Stravinsky Festival@ The NY Philharmonic 4/28/10

In Uncategorized on April 29, 2010 at 1:28 pm

Years ago a seat mate at Carnegie Hall did not renew her subsciption and I asked her why. She said she didn’t like the music. I countered that it was an excellent series, chamber works in fact, and replied:”YOU even like Stravinsky”. I got a full dose last night at the NY Phil concert conducted by Valery Gergiev and my freind was right, I even like Stravinsky! A giant orchestration including the Marinsky chorus opened with Zvezdolikiy a rarely heard gem was georgeous. The chorus , with that disticntive Russian sound told the the story of star face at the end of the world. Gergiev made the Philharmonic sound as though they spent the seaon in St. Petersburg. I’ve never heard quite the sound in the 30 years I have been a fan. If that wasn’t enough of a surprise Leonidas Kavakos playing the Violin Concerto took off from there. I should know this guy, but don’t. He is a terrific player, very dramatic, after all it is Stravinsy, and technically very sound . It was a wonderful rendition.And the Oedipus Rex, narrated by Jermy Irons, good choice V, and sung by Anthony Dean Grffy, and Waltraud Meier, Mikhail Petrenko in three roles and Alexander Timchenko, and the chorus again blew the top off AFHall. Maybe I’m just a fool for Russian music, but this final program in the series shows just how important Stravinsy was and again how good the NY Philharmonic is.

Armida@ The Met 4/19/10

In Uncategorized on April 21, 2010 at 1:18 pm

Anything that has Renee Fleming in it is something to see, hear?. She is wonderful in this hardly proformed Rossini opera. She is joined by a crew of tenors, that’s why it is not done much, led by Lawrence Brownlee as Rinaldo and we are glad that Peter Gelb had the vision to have this gem produced. The Met Orchestra is just the best, led by Ricardo Frizza and the chorus is terrific as usual. A modern set that captures the direction that the Met has to go in order to get a new audience as this one ages out. Love and Revenge are the choices, just like real life. Love enters just like the grammies this year and revenge is properly scary. And Renee sings and sings and sings. She is the Diva of our time.

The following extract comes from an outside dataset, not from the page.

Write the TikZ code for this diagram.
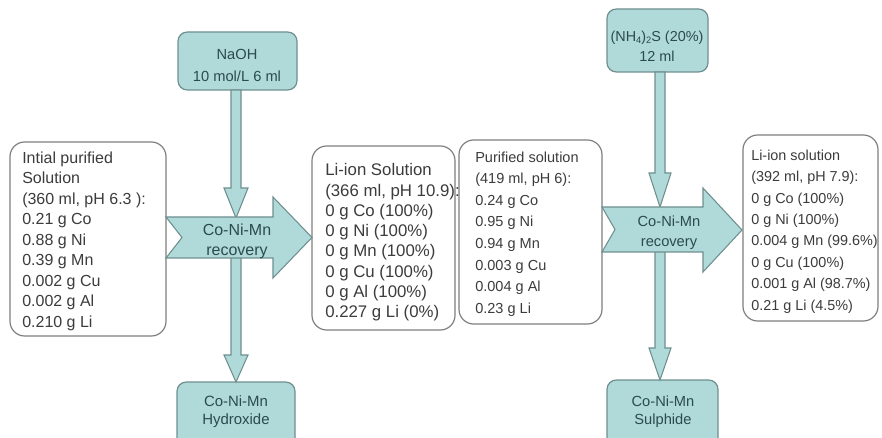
\documentclass[tikz,border=0pt]{standalone}
\usepackage{fontspec}
\setmainfont{Liberation Sans}
\usetikzlibrary{fit}
\definecolor{tealfill}{HTML}{B0DADA}
\definecolor{tealline}{HTML}{6F8F8F}
\definecolor{boxline}{HTML}{7F7F7F}
\definecolor{boxtext}{HTML}{3C3C3C}
\definecolor{tealtext}{HTML}{2B4B4D}
\begin{document}
\begin{tikzpicture}[x=0.75pt,y=-0.75pt,
  wbox/.style={draw=boxline, line width=0.9pt, rounded corners=11pt, fill=white, inner sep=0pt},
  tbox/.style={draw=tealline, line width=0.9pt, rounded corners=7pt, fill=tealfill, inner sep=0pt},
  blockarrow/.style={draw=tealline, line width=0.8pt, fill=tealfill, line join=miter},
  wtext/.style={inner sep=0pt, align=left, text=boxtext},
  ttext/.style={inner sep=0pt, align=center, text=tealtext}]
\useasboundingbox (0,0) rectangle (882,438);
\fill[white] (0,0) rectangle (882,438);
\clip (0,0) rectangle (882,438);

% solution boxes
\node[wbox, fit={(10,142) (166,336)}] (b1) {};
\node[wbox, fit={(312,146) (455,330)}] (b2) {};
\node[wbox, fit={(459,140) (602,324)}] (b3) {};
\node[wbox, fit={(743,135) (878,321)}] (b4) {};

% reagent and product boxes
\node[tbox, fit={(178,32) (297,90)}] (naoh) {};
\node[tbox, fit={(607,9) (708,72)}] (nhs) {};
\node[tbox, fit={(177,382) (295,452)}] (hyd) {};
\node[tbox, fit={(607,380) (718,452)}] (sul) {};

% reagent feed and product discharge (block arrows)
\path[blockarrow] (231,90) -- (231,188) -- (224,188) -- (236,218) -- (248,188) -- (241,188) -- (241,90) -- cycle;
\path[blockarrow] (231,250) -- (231,355) -- (224,355) -- (236,382) -- (248,355) -- (241,355) -- (241,250) -- cycle;
\path[blockarrow] (655,72) -- (655,173) -- (649,173) -- (660,207) -- (671,173) -- (665,173) -- (665,72) -- cycle;
\path[blockarrow] (655,245) -- (655,348) -- (649,348) -- (660,380) -- (671,348) -- (665,348) -- (665,245) -- cycle;

% recovery steps (notched block arrows)
\path[blockarrow] (166,217) -- (273,217) -- (273,197) -- (312,237.5) -- (273,278) -- (273,258) -- (166,258) -- (182,237.5) -- cycle;
\path[blockarrow] (602,207) -- (703,207) -- (703,188) -- (742,230) -- (703,272) -- (703,252) -- (602,252) -- (615,229.5) -- cycle;

% box contents
\node[wtext, anchor=west, font=\fontsize{12pt}{15.4pt}\selectfont] (t1) at (22,241)
  {Intial purified\\Solution\\(360 ml, pH 6.3 ):\\0.21 g Co\\0.88 g Ni\\0.39 g Mn\\0.002 g Cu\\0.002 g Al\\0.210 g Li};
\node[wtext, anchor=west, font=\fontsize{12.6pt}{15.2pt}\selectfont] (t2) at (325,242.5)
  {Li-ion Solution\\(366 ml, pH 10.9):\\0 g Co (100\%)\\0 g Ni (100\%)\\0 g Mn (100\%)\\0 g Cu (100\%)\\0 g Al (100\%)\\0.227 g Li (0\%)};
\node[wtext, anchor=west, font=\fontsize{10.9pt}{16.2pt}\selectfont] (t3) at (475,234)
  {Purified solution\\(419 ml, pH 6):\\0.24 g Co\\0.95 g Ni\\0.94 g Mn\\0.003 g Cu\\0.004 g Al\\0.23 g Li};
\node[wtext, anchor=west, font=\fontsize{10.8pt}{16.05pt}\selectfont] (t4) at (751,231.5)
  {Li-ion solution\\(392 ml, pH 7.9):\\0 g Co (100\%)\\0 g Ni (100\%)\\0.004 g Mn (99.6\%)\\0 g Cu (100\%)\\0.001 g Al (98.7\%)\\0.21 g Li (4.5\%)};

\node[ttext, font=\fontsize{11pt}{16.5pt}\selectfont] (tn) at (237,65)
  {NaOH\\10 mol/L 6 ml};
\node[ttext, font=\fontsize{10.8pt}{15pt}\selectfont] (ts) at (657,46)
  {(NH\raisebox{-0.35ex}{\fontsize{7pt}{8pt}\selectfont 4})\raisebox{-0.35ex}{\fontsize{7pt}{8pt}\selectfont 2}S (20\%)\\12 ml};
\node[ttext, font=\fontsize{11.2pt}{13.5pt}\selectfont] (th) at (236,412)
  {Co-Ni-Mn\\Hydroxide};
\node[ttext, font=\fontsize{11pt}{13.5pt}\selectfont] (tu) at (663,412)
  {Co-Ni-Mn\\Sulphide};
\node[ttext, font=\fontsize{12pt}{15pt}\selectfont] (r1) at (237,241)
  {Co-Ni-Mn\\recovery};
\node[ttext, font=\fontsize{11pt}{15pt}\selectfont] (r2) at (669,233)
  {Co-Ni-Mn\\recovery};
\end{tikzpicture}
\end{document}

SMSS@ St. Ignatius 3/24/10

In Uncategorized on March 29, 2010 at 1:38 pm

I don’t know who Frank Martin was, but Kent Tritle does and a good thing; so we heard Martin’s Mass for Double Chorusa cappella for the first time. The singers that inhabit SMSS are uniformly wonderful and they filled the church with sound, SMSS, I get it!
And then Mozart’s Requiem, with Rachel Rosales and Jennifer Lane and Brian Stuki and Matt Boehler and the the orchestra and chorus and …. We can’t know how innovative Mozart was because we are so used to hearing him. This near final piece never disappoints. Rachel is my favorite soprano so this was an even bigger treat. Twenty years of this series and every concert is a surprise . Twenty more Kent!

Attila@ The Met 3/27/10

In Uncategorized on March 29, 2010 at 1:18 pm

Attlia has not been done at The Met for a long time and I don’t know why! The Verdi music is great and lots of juicy solo and ensemble and choral parts, it is Verdi after all. And to hear the way he turned into La Traviata and Rigoletto is refreshing. We are so used to these melodies that it is a deja vu kind of experience to hear unfamiliar and yet some how in our ear in Atilla. The story is typical, that is a tenor a couple of basses and a soprano fighting to the death. Viva Italy,I guess!
The staging is new and interesting. It hovers over the action and somehow highlights the singing, I am in a small minority that liked it a lot, but I think The Met could use some new stuff!
The singers were mostly new to me and they were uniformly excellent; Odabell,Violeta Vassallo, announced a cold, but it was not apparent, she hit all the notes with a hammer!!the chorus and the orchestra is so good that we almost forget that it wasn’t always this way. And Sam Ramey as a cardinal including red shoes and the cardinal cap looked like the exclamation point for this terrific opera production.

Kronos Quartet @ Zankel Hall 3/14/2010

In Uncategorized on March 25, 2010 at 1:31 pm

I switched tickets and closed my eyes and picked this concert, knowing full well that the Kronos Quartet will not disappoint! Who knew there were Azerbaijan music groupies? Well there are and for just cause, Alin Qasimov and his daughter Fargana rock? Well maybe not rock, but the held their audience in a trance for a very long time with melodies from their homeland. Homayoun Sakhi plays rubab, a guitar like instrument from Afghanastan that was also enthralling. And the show started with Dohee Lee from South Korea with a dance and singing and drama story telling that paved the way for the rest of this diverse and wonderful program. It’s hard to have an opinion of things that are heard for the first time, at least for me, but I’ll listen to Kronos and be drawn into the World any time!